SUPPLIED INFORMATION:

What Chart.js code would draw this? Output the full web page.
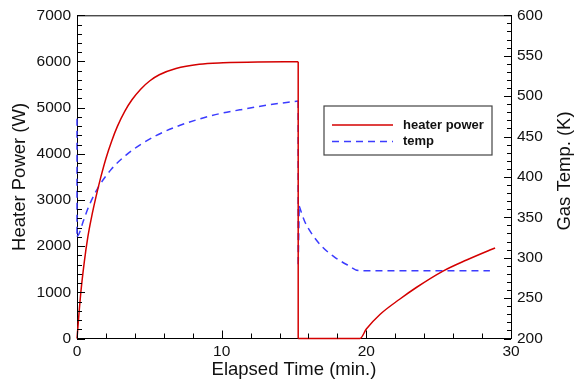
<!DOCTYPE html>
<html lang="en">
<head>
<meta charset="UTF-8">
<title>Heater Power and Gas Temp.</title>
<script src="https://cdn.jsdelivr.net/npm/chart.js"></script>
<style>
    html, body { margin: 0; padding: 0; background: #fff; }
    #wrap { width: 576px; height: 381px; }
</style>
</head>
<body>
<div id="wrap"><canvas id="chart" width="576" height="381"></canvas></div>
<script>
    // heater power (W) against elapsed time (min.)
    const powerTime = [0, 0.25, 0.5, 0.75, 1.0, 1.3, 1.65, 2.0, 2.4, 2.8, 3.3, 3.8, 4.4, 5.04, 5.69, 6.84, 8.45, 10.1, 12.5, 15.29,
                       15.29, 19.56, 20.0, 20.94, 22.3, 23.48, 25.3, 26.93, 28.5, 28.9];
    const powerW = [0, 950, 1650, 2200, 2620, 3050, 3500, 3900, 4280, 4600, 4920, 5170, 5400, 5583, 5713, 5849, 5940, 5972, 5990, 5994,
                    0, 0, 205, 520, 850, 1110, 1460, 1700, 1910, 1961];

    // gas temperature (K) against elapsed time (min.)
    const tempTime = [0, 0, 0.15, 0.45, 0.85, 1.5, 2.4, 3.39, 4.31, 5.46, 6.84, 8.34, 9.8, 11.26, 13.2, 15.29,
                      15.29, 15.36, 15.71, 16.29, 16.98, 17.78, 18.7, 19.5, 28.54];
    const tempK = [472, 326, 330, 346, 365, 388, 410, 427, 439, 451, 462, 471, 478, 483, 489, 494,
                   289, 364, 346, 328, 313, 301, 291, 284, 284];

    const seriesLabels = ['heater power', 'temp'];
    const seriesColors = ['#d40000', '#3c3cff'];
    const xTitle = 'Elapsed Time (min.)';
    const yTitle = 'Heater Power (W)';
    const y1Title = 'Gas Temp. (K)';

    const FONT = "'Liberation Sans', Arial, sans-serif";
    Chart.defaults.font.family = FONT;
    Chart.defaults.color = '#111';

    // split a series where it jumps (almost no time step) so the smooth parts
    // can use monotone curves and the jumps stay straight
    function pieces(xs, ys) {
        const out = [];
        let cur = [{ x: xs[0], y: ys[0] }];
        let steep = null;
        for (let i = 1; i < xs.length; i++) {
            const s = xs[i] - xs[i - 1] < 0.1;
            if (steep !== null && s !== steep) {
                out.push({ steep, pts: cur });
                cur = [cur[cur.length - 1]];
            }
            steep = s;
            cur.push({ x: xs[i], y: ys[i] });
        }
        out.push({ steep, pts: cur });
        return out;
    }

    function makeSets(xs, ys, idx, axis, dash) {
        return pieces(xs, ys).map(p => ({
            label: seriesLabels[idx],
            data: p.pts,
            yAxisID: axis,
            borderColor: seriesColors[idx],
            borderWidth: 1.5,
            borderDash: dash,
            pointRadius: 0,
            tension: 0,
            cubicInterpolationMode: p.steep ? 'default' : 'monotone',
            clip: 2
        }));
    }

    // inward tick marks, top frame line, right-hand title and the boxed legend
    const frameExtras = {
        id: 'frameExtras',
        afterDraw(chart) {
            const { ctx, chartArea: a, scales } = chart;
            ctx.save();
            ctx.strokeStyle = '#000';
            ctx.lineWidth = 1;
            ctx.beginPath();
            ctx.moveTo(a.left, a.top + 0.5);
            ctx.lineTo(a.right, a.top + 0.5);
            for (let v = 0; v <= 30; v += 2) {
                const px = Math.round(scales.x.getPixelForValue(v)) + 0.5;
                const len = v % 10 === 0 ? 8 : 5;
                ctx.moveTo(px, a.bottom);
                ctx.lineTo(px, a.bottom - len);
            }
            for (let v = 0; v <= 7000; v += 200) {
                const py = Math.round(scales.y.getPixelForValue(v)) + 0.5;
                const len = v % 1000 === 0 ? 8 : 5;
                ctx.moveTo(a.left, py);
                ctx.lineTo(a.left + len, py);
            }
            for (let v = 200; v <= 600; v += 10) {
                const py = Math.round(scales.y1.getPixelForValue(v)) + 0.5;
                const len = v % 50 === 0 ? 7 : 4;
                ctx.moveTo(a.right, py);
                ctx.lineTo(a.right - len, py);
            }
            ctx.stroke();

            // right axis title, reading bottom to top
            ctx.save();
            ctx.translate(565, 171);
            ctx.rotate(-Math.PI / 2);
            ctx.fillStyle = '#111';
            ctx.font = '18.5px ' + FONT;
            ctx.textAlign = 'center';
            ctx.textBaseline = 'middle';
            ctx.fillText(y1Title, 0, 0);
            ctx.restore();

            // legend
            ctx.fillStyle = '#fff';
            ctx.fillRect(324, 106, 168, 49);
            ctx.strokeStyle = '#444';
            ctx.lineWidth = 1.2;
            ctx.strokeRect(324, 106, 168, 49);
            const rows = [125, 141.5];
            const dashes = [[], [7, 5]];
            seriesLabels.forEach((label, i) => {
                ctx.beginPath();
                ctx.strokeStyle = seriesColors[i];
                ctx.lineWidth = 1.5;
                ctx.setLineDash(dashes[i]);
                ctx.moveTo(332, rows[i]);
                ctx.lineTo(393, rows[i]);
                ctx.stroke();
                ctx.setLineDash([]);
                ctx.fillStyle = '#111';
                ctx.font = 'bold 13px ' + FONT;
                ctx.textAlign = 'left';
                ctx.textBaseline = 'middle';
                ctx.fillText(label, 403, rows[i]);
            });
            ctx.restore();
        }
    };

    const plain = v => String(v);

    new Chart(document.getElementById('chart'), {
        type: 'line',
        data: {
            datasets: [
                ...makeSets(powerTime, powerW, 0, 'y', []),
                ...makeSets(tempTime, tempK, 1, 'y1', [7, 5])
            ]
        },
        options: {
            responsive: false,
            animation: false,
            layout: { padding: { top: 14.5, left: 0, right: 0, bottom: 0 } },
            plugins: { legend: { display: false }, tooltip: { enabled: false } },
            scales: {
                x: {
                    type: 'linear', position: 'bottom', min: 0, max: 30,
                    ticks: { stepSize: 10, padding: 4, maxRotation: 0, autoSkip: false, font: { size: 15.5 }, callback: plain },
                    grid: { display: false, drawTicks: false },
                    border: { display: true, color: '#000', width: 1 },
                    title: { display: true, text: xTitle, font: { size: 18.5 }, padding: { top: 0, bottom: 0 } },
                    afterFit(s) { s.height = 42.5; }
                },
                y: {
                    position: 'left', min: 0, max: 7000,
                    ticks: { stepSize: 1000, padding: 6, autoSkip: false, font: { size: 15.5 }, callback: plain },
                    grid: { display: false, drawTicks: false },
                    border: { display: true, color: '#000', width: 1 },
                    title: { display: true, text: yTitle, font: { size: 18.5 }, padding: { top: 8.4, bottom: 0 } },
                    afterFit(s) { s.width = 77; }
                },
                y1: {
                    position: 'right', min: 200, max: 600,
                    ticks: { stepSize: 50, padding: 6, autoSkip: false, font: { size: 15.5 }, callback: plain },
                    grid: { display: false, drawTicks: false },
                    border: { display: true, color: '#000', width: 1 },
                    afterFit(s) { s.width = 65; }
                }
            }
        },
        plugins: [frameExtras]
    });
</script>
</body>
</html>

EXERCISE INSTRUCTIONS:
Leave every image out, and retype the material exactly.

RESULT OF THE TASK:
What Chart.js code would draw this? Output the full web page.
<!DOCTYPE html>
<html lang="en">
<head>
<meta charset="UTF-8">
<title>Heater Power and Gas Temp.</title>
<script src="https://cdn.jsdelivr.net/npm/chart.js"></script>
<style>
    html, body { margin: 0; padding: 0; background: #fff; }
    #wrap { width: 576px; height: 381px; }
</style>
</head>
<body>
<div id="wrap"><canvas id="chart" width="576" height="381"></canvas></div>
<script>
    // heater power (W) against elapsed time (min.)
    const powerTime = [0, 0.25, 0.5, 0.75, 1.0, 1.3, 1.65, 2.0, 2.4, 2.8, 3.3, 3.8, 4.4, 5.04, 5.69, 6.84, 8.45, 10.1, 12.5, 15.29,
                       15.29, 19.56, 20.0, 20.94, 22.3, 23.48, 25.3, 26.93, 28.5, 28.9];
    const powerW = [0, 950, 1650, 2200, 2620, 3050, 3500, 3900, 4280, 4600, 4920, 5170, 5400, 5583, 5713, 5849, 5940, 5972, 5990, 5994,
                    0, 0, 205, 520, 850, 1110, 1460, 1700, 1910, 1961];

    // gas temperature (K) against elapsed time (min.)
    const tempTime = [0, 0, 0.15, 0.45, 0.85, 1.5, 2.4, 3.39, 4.31, 5.46, 6.84, 8.34, 9.8, 11.26, 13.2, 15.29,
                      15.29, 15.36, 15.71, 16.29, 16.98, 17.78, 18.7, 19.5, 28.54];
    const tempK = [472, 326, 330, 346, 365, 388, 410, 427, 439, 451, 462, 471, 478, 483, 489, 494,
                   289, 364, 346, 328, 313, 301, 291, 284, 284];

    const seriesLabels = ['heater power', 'temp'];
    const seriesColors = ['#d40000', '#3c3cff'];
    const xTitle = 'Elapsed Time (min.)';
    const yTitle = 'Heater Power (W)';
    const y1Title = 'Gas Temp. (K)';

    const FONT = "'Liberation Sans', Arial, sans-serif";
    Chart.defaults.font.family = FONT;
    Chart.defaults.color = '#111';

    // split a series where it jumps (almost no time step) so the smooth parts
    // can use monotone curves and the jumps stay straight
    function pieces(xs, ys) {
        const out = [];
        let cur = [{ x: xs[0], y: ys[0] }];
        let steep = null;
        for (let i = 1; i < xs.length; i++) {
            const s = xs[i] - xs[i - 1] < 0.1;
            if (steep !== null && s !== steep) {
                out.push({ steep, pts: cur });
                cur = [cur[cur.length - 1]];
            }
            steep = s;
            cur.push({ x: xs[i], y: ys[i] });
        }
        out.push({ steep, pts: cur });
        return out;
    }

    function makeSets(xs, ys, idx, axis, dash) {
        return pieces(xs, ys).map(p => ({
            label: seriesLabels[idx],
            data: p.pts,
            yAxisID: axis,
            borderColor: seriesColors[idx],
            borderWidth: 1.5,
            borderDash: dash,
            pointRadius: 0,
            tension: 0,
            cubicInterpolationMode: p.steep ? 'default' : 'monotone',
            clip: 2
        }));
    }

    // inward tick marks, top frame line, right-hand title and the boxed legend
    const frameExtras = {
        id: 'frameExtras',
        afterDraw(chart) {
            const { ctx, chartArea: a, scales } = chart;
            ctx.save();
            ctx.strokeStyle = '#000';
            ctx.lineWidth = 1;
            ctx.beginPath();
            ctx.moveTo(a.left, a.top + 0.5);
            ctx.lineTo(a.right, a.top + 0.5);
            for (let v = 0; v <= 30; v += 2) {
                const px = Math.round(scales.x.getPixelForValue(v)) + 0.5;
                const len = v % 10 === 0 ? 8 : 5;
                ctx.moveTo(px, a.bottom);
                ctx.lineTo(px, a.bottom - len);
            }
            for (let v = 0; v <= 7000; v += 200) {
                const py = Math.round(scales.y.getPixelForValue(v)) + 0.5;
                const len = v % 1000 === 0 ? 8 : 5;
                ctx.moveTo(a.left, py);
                ctx.lineTo(a.left + len, py);
            }
            for (let v = 200; v <= 600; v += 10) {
                const py = Math.round(scales.y1.getPixelForValue(v)) + 0.5;
                const len = v % 50 === 0 ? 7 : 4;
                ctx.moveTo(a.right, py);
                ctx.lineTo(a.right - len, py);
            }
            ctx.stroke();

            // right axis title, reading bottom to top
            ctx.save();
            ctx.translate(565, 171);
            ctx.rotate(-Math.PI / 2);
            ctx.fillStyle = '#111';
            ctx.font = '18.5px ' + FONT;
            ctx.textAlign = 'center';
            ctx.textBaseline = 'middle';
            ctx.fillText(y1Title, 0, 0);
            ctx.restore();

            // legend
            ctx.fillStyle = '#fff';
            ctx.fillRect(324, 106, 168, 49);
            ctx.strokeStyle = '#444';
            ctx.lineWidth = 1.2;
            ctx.strokeRect(324, 106, 168, 49);
            const rows = [125, 141.5];
            const dashes = [[], [7, 5]];
            seriesLabels.forEach((label, i) => {
                ctx.beginPath();
                ctx.strokeStyle = seriesColors[i];
                ctx.lineWidth = 1.5;
                ctx.setLineDash(dashes[i]);
                ctx.moveTo(332, rows[i]);
                ctx.lineTo(393, rows[i]);
                ctx.stroke();
                ctx.setLineDash([]);
                ctx.fillStyle = '#111';
                ctx.font = 'bold 13px ' + FONT;
                ctx.textAlign = 'left';
                ctx.textBaseline = 'middle';
                ctx.fillText(label, 403, rows[i]);
            });
            ctx.restore();
        }
    };

    const plain = v => String(v);

    new Chart(document.getElementById('chart'), {
        type: 'line',
        data: {
            datasets: [
                ...makeSets(powerTime, powerW, 0, 'y', []),
                ...makeSets(tempTime, tempK, 1, 'y1', [7, 5])
            ]
        },
        options: {
            responsive: false,
            animation: false,
            layout: { padding: { top: 14.5, left: 0, right: 0, bottom: 0 } },
            plugins: { legend: { display: false }, tooltip: { enabled: false } },
            scales: {
                x: {
                    type: 'linear', position: 'bottom', min: 0, max: 30,
                    ticks: { stepSize: 10, padding: 4, maxRotation: 0, autoSkip: false, font: { size: 15.5 }, callback: plain },
                    grid: { display: false, drawTicks: false },
                    border: { display: true, color: '#000', width: 1 },
                    title: { display: true, text: xTitle, font: { size: 18.5 }, padding: { top: 0, bottom: 0 } },
                    afterFit(s) { s.height = 42.5; }
                },
                y: {
                    position: 'left', min: 0, max: 7000,
                    ticks: { stepSize: 1000, padding: 6, autoSkip: false, font: { size: 15.5 }, callback: plain },
                    grid: { display: false, drawTicks: false },
                    border: { display: true, color: '#000', width: 1 },
                    title: { display: true, text: yTitle, font: { size: 18.5 }, padding: { top: 8.4, bottom: 0 } },
                    afterFit(s) { s.width = 77; }
                },
                y1: {
                    position: 'right', min: 200, max: 600,
                    ticks: { stepSize: 50, padding: 6, autoSkip: false, font: { size: 15.5 }, callback: plain },
                    grid: { display: false, drawTicks: false },
                    border: { display: true, color: '#000', width: 1 },
                    afterFit(s) { s.width = 65; }
                }
            }
        },
        plugins: [frameExtras]
    });
</script>
</body>
</html>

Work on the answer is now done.